Table Indexing

TimE · April 15, 2010, 4:23pm

When a group is created and run for the first time the table is created automatically. Could an option be provided to automatically create a clustered index on the t_stamp column? For non DBA’s like me it would save a huge learning curve in trying to figure out how to improve performance.

If this is something you consider valuable could it be added to the Ignition platform as well?

Thanks,

Colby.Clegg · April 16, 2010, 4:21pm

Well, it currently creates an index on that column, but whether or not it’s “clustered” (and what that even means) is going to depend on the database.

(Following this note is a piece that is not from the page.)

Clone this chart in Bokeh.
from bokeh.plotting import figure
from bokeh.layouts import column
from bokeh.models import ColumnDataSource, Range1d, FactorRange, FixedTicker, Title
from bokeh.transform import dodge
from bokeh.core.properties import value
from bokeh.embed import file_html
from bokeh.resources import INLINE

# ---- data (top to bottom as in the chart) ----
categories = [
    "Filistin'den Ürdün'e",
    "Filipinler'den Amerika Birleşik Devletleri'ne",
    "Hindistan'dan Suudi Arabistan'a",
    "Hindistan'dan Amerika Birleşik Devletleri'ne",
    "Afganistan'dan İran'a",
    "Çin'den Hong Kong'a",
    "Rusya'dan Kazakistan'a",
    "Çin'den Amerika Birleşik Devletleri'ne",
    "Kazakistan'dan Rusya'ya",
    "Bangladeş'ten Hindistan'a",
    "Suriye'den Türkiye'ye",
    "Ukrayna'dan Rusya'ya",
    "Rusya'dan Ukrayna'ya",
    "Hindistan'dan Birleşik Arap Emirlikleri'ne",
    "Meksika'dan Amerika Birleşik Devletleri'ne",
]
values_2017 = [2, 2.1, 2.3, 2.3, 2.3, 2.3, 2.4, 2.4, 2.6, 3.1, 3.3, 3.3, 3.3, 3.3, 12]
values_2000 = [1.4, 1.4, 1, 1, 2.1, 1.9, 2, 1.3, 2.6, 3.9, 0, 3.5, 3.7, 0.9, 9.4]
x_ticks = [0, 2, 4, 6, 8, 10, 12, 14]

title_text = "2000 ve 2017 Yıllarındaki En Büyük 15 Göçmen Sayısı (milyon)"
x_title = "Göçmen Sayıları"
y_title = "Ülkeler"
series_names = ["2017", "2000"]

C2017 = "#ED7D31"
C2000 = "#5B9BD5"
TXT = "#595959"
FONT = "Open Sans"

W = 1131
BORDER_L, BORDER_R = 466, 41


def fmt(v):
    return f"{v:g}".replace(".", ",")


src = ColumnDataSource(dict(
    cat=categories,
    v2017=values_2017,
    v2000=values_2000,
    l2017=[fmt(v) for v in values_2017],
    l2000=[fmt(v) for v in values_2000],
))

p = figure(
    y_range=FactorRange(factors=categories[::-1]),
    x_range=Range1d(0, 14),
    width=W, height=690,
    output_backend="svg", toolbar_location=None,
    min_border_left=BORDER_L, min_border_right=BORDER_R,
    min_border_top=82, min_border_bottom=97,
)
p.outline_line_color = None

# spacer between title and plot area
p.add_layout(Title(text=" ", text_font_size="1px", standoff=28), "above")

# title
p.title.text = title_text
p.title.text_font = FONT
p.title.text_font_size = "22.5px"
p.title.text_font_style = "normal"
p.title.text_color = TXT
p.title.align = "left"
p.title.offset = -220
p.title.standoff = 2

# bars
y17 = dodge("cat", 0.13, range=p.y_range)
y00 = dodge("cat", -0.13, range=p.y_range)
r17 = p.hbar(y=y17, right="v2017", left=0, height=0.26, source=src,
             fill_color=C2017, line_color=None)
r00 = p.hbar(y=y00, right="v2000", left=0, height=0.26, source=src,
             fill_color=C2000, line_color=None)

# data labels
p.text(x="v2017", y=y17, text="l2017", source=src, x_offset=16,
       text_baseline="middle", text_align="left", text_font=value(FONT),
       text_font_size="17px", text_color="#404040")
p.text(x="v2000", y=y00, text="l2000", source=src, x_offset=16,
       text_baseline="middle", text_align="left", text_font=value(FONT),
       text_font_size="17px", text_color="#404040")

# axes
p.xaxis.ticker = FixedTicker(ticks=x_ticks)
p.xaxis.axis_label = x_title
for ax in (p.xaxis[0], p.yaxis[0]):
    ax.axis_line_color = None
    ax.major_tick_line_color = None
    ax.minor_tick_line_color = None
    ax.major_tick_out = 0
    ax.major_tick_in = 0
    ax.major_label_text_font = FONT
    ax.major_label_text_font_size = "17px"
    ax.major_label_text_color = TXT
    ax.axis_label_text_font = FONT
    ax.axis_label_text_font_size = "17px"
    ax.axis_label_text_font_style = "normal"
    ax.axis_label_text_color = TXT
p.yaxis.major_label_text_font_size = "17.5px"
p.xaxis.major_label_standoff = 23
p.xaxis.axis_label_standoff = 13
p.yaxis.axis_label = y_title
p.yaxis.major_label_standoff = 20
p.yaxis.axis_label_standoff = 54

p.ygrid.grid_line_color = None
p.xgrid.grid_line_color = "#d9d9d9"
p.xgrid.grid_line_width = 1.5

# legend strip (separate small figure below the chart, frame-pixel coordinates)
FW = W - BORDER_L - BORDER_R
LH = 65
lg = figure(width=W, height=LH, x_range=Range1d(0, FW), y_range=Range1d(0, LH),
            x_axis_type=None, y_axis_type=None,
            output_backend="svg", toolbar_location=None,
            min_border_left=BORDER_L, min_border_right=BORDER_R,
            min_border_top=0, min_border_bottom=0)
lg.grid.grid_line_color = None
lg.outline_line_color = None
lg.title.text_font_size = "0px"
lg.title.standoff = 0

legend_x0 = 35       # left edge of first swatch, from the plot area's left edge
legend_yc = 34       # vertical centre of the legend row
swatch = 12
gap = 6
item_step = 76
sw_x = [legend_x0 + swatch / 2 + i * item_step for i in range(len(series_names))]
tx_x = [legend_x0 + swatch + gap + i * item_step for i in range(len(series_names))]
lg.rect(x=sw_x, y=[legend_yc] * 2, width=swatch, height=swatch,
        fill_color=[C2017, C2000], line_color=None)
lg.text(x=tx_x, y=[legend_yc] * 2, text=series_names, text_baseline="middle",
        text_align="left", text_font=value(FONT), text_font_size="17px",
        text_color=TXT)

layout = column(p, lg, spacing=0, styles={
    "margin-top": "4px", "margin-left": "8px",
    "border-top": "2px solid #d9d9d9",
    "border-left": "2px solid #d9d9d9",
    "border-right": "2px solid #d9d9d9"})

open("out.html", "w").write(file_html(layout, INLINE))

Unfortunately, we always have to try and do things that will work for all databases. We have the idea of “database translators” that help us navigate differences, but it’s not fine-grained enough to say “use this syntax for indices” and “use this syntax for the timestamp column of a table”. The difference would be necessary in this case because you can only have one clustered index per table, and in many cases we create multiple indices for a given table.

I think it’s worth noting that your original performance problem of having lots of indices on that table (include the 4-way index) was the result of someone’s actions- FactorySQL doesn’t create multiple-column indices.

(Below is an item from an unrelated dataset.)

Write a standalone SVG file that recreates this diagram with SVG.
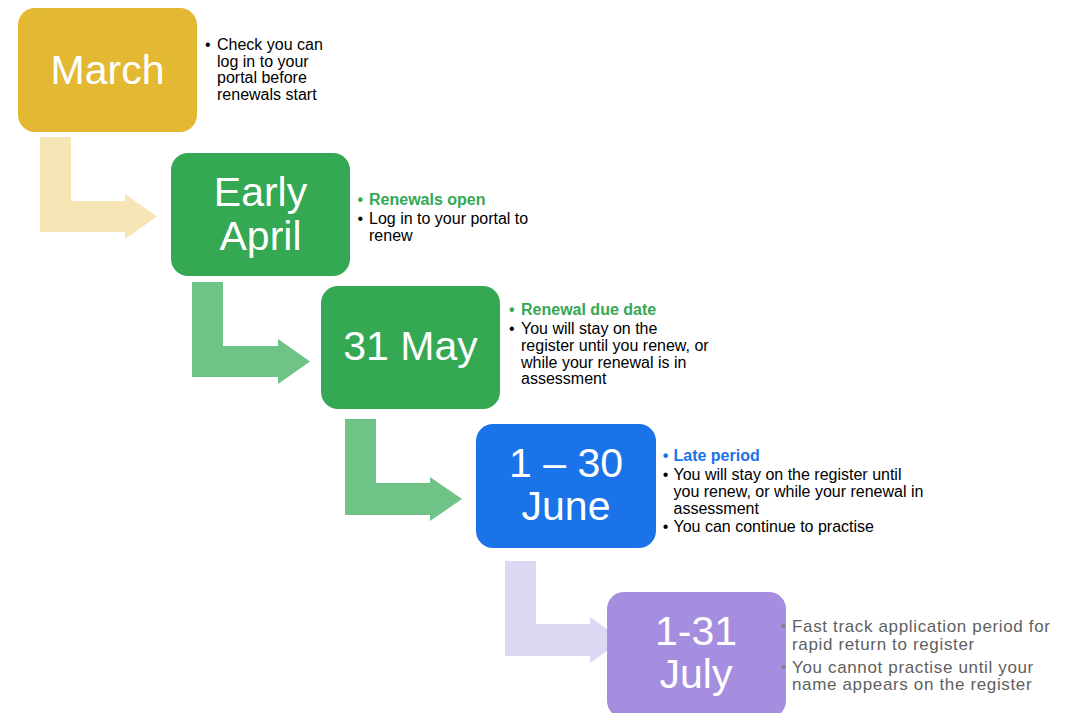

TimE · April 16, 2010, 4:41pm

Yeah, I understand that creating a software package that works on multiple platforms with multiple databases puts limitations on what can be done automatically.

In terms of the performance improvements. Simply deleting the indices that IT created did not make that much of an improvement. As I understand from this experience; MS SQL created the clustered index on the PK column automatically and the real performance increase was to change this have the t_stamp column clustered.

Am I interpreting this correctly?

Colby.Clegg · April 16, 2010, 6:38pm

Yeah, I can believe that. That’s another trick about indexes… it’s really quite important that they’re constructed based on how they’ll be used.

With a historical table, the most common query is “where t_stamp>x” or “t_stamp>x and t_stamp<y”. Having the t_stamp column indexed as part of a multi-column index probably won’t help, since you’re not using those other columns in the query. This is a huge misconception about multi-column indices that people often make. They think that they can just throw any column they might want to query on into a single index and get some benefit. The exact result is dependent on the database (and in fact the data engine, in a situation like mysql that supports multiple), but it generally will not be helpful- and in fact could hurt- if you’re not querying on all of the columns together (all columns in the where clause).

So, creating a single index on t_stamp in your case was a good idea. As for clustering- a clustered index dictates how data is stored. For a historical table like this where you’re querying ranges of dates on the t_stamp, it makes a lot of sense to store that similar data close together. Of course, practically speaking your ndx column should have lined up pretty well with the order of your timestamps (because the data is likely being inserted in order), but there may be some subtleties of how the db can optimize on the fact that you’re filtering based on the actual column that’s clustered.